Post by Musical Fanatic »

Sat March 6 Mat. 2pm
Billy-Dayton
Michael-Trevor
SB-Luke

By hook, line and sinker I have been reeled in to Billy Elliot. I can't seem to dislodge the hook or want to. So on to another great show by Dayton and company. All the way up in rmezz row h. Okay seat good price(wallet in flames :lol: otherwise)

Stars Look Down
Having a full regular company just seems to make this scene better to me. I would love to ask Big Davey(Rick Hilsabeck) how he can eat that sandwich every show. I have noticed lately that the forgotten trainers does not get much audience reaction. Luke has such a great presence on stage. Audience is hysterical over Jesus"s and fat b-sterd. Billy's boxing dance, Michael's punch and knockdown of Billy, Georges knockdown of Michael and Michaels low blow go over great. George nails Michael with the boxing glove when he's running out of gym.(first time in a few shows :lol:)

Shine
I don't know how the ballet girls do it show after show. They make scene funny and cute.

Solidarity
I love the comments I hear from people around me. The cursing and violence between miners and police with BG's on stage always is good for a did they really just sing that laugh and gasp.

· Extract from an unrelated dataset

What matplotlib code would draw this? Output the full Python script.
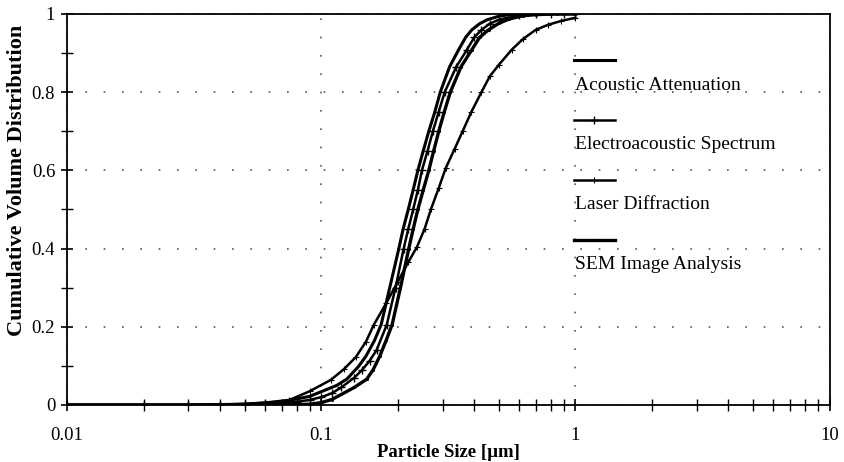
import matplotlib
matplotlib.use('Agg')
import matplotlib.pyplot as plt
from matplotlib.ticker import LogLocator, MultipleLocator, FixedLocator, NullFormatter

plt.rcParams['font.family'] = ['Liberation Serif', 'DejaVu Serif']

# values
aa_x = [0.01, 0.03, 0.05, 0.07, 0.09, 0.10, 0.115, 0.126, 0.14, 0.15, 0.162, 0.172, 0.186,
        0.202, 0.21, 0.22, 0.23, 0.240, 0.252, 0.265, 0.28, 0.294, 0.32, 0.347, 0.37, 0.391,
        0.42, 0.45, 0.50, 0.55, 0.65, 0.8, 1.0]
aa_y = [0.0, 0.0, 0.002, 0.008, 0.022, 0.034, 0.05, 0.066, 0.098, 0.125, 0.165, 0.205, 0.30,
        0.40, 0.45, 0.50, 0.55, 0.60, 0.65, 0.70, 0.75, 0.80, 0.865, 0.908, 0.94, 0.959,
        0.975, 0.985, 0.994, 0.998, 1.0, 1.0, 1.0]

ea_x = [0.01, 0.02, 0.03, 0.04, 0.05, 0.06, 0.07, 0.08, 0.09, 0.10, 0.11, 0.12, 0.135, 0.145,
        0.155, 0.165, 0.181, 0.196, 0.211, 0.22, 0.23, 0.24, 0.249, 0.262, 0.275, 0.29, 0.306,
        0.34, 0.374, 0.40, 0.427, 0.46, 0.5, 0.6, 0.7, 0.8, 0.9, 1.0]
ea_y = [0.0, 0.0, 0.0, 0.0, 0.001, 0.002, 0.004, 0.008, 0.013, 0.02, 0.03, 0.045, 0.07, 0.09,
        0.113, 0.14, 0.205, 0.30, 0.40, 0.45, 0.50, 0.55, 0.60, 0.65, 0.70, 0.75, 0.80,
        0.865, 0.908, 0.94, 0.959, 0.975, 0.985, 0.997, 1.0, 1.0, 1.0, 1.0]

ld_x = [0.01, 0.02, 0.03, 0.04, 0.05, 0.06, 0.075, 0.09, 0.109, 0.123, 0.137, 0.15, 0.161,
        0.18, 0.20, 0.22, 0.238, 0.255, 0.27, 0.29, 0.309, 0.335, 0.36, 0.39, 0.427, 0.46,
        0.50, 0.561, 0.62, 0.697, 0.78, 0.88, 1.0]
ld_y = [0.0, 0.0, 0.0, 0.001, 0.003, 0.006, 0.013, 0.035, 0.064, 0.092, 0.123, 0.162, 0.205,
        0.26, 0.315, 0.365, 0.404, 0.45, 0.50, 0.555, 0.606, 0.655, 0.70, 0.75, 0.80, 0.84,
        0.87, 0.908, 0.935, 0.959, 0.972, 0.982, 0.99]

sem_x = [0.01, 0.03, 0.05, 0.07, 0.09, 0.10, 0.11, 0.12, 0.135, 0.151, 0.16, 0.17, 0.18, 0.19,
         0.205, 0.221, 0.23, 0.24, 0.252, 0.265, 0.277, 0.29, 0.305, 0.322, 0.355, 0.391,
         0.42, 0.455, 0.50, 0.55, 0.62, 0.7, 0.85, 1.0]
sem_y = [0.0, 0.0, 0.0, 0.0, 0.002, 0.006, 0.014, 0.027, 0.045, 0.066, 0.09, 0.125, 0.165,
         0.205, 0.30, 0.40, 0.45, 0.50, 0.55, 0.60, 0.65, 0.70, 0.75, 0.80, 0.865, 0.908,
         0.94, 0.959, 0.976, 0.987, 0.995, 0.998, 1.0, 1.0]

labels = ['Acoustic Attenuation', 'Electroacoustic Spectrum', 'Laser Diffraction',
          'SEM Image Analysis']
x_ticks = [0.01, 0.1, 1, 10]
x_ticklabels = ['0.01', '0.1', '1', '10']
y_ticks = [0, 0.2, 0.4, 0.6, 0.8, 1.0]
y_ticklabels = ['0', '0.2', '0.4', '0.6', '0.8', '1']

styles = [dict(lw=2.2),
          dict(lw=1.8, marker='+', ms=6, mew=1.0),
          dict(lw=1.8, marker='+', ms=4, mew=0.8),
          dict(lw=2.4, marker='.', ms=2.5)]

fig = plt.figure(figsize=(8.44, 4.62), dpi=100)
ax = fig.add_axes([0.0794, 0.1234, 0.9036, 0.8466])

for xs, ys, st in zip([aa_x, ea_x, ld_x, sem_x], [aa_y, ea_y, ld_y, sem_y], styles):
    ax.plot(xs, ys, color='black', **st)

ax.set_xscale('log')
ax.set_xlim(0.01, 10)
ax.set_ylim(0, 1)

ax.xaxis.set_major_locator(FixedLocator(x_ticks))
ax.xaxis.set_minor_locator(LogLocator(base=10, subs=range(2, 10)))
ax.xaxis.set_minor_formatter(NullFormatter())
ax.set_xticklabels(x_ticklabels)
ax.yaxis.set_major_locator(FixedLocator(y_ticks))
ax.yaxis.set_minor_locator(MultipleLocator(0.1))
ax.set_yticklabels(y_ticklabels)

ax.tick_params(which='major', direction='inout', length=9, width=1.2, labelsize=13.5)
ax.tick_params(which='minor', direction='inout', length=8, width=1.0)
ax.tick_params(axis='x', which='major', pad=11)
ax.tick_params(axis='y', which='major', pad=4)

for s in ax.spines.values():
    s.set_linewidth(1.3)

ax.grid(True, which='major', color='#555555', linestyle=(0, (1, 10)), lw=1.2)

ax.set_xlabel('Particle Size [µm]', fontsize=13.5, fontweight='bold', labelpad=0)
ax.set_ylabel('Cumulative Volume Distribution', fontsize=16, fontweight='bold')
ax.yaxis.set_label_coords(-0.053, 0.573)

# Excel-style legend: sample line above each label
for i, (lab, st) in enumerate(zip(labels, styles)):
    y0 = 0.882 - i * 0.153
    ax.plot([0.665, 0.6915, 0.718], [y0, y0, y0], transform=ax.transAxes, color='black',
            markevery=[1], clip_on=False, **st)
    ax.text(0.666, y0 - 0.064, lab, transform=ax.transAxes, fontsize=14,
            va='center', ha='left')

fig.savefig('out.png', dpi=100)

I wish that my ballet terminology was better(head of a pin maybe :D ). Dayton's spins and leap across the stage in front of Mrs W and the police plus miners have me mentally cheering.

Expressing Yourself
There is something I have wanted to write about this scene. Particularly after having read one of the blog reviews knocking how gay this scene comes across. For those of you who are old enough or watched Sat afternoon or late night TV. Milton Berle, Bob Hope or Benny Hil(burlesque)all old time comedians did drag as part of their acts. A large part of this scene particularly the dresses and curtains remind me of old time comedy. This is Michael's star scene in the first act. You see this at the end when he plays the audience for applause and laughter. The Michael"s deserve nothing but applause for making it fun while getting a point of the show across.

Dear Billy
Pure emotion from Dayton that I wish they would do with American Billy's sometimes

Born to Boogie
A grand slam by Dayton, Kate and Thommie !!!! Dayton is speed baby speed plus his hand eye coordination with the jump rope amazing.

Angry Dance
This is another place that the Aussie boys are different in direction. Emotion, vocal intensity are louder more intense.

Dream Ballet
Okay it's really bad when the sequence starts with the chair and your mentally thinking the whole scene threw(Go Great, Go Great) When it does you sigh with relieve and a thank you for Dayton and Easton.

Electricity
As in the Dream Ballet all I am thinking now at the start is hit it and be great Dayton in my mind. Electric! Charismatic! Talented! That is Dayton and his dancing(ballet,acro. and street) in a nutshell. They need to bottle all the different Billy's talent and sell it for a fortune.

Company Celebration
A large smile and the standing ovation that Dayton and Company deserve.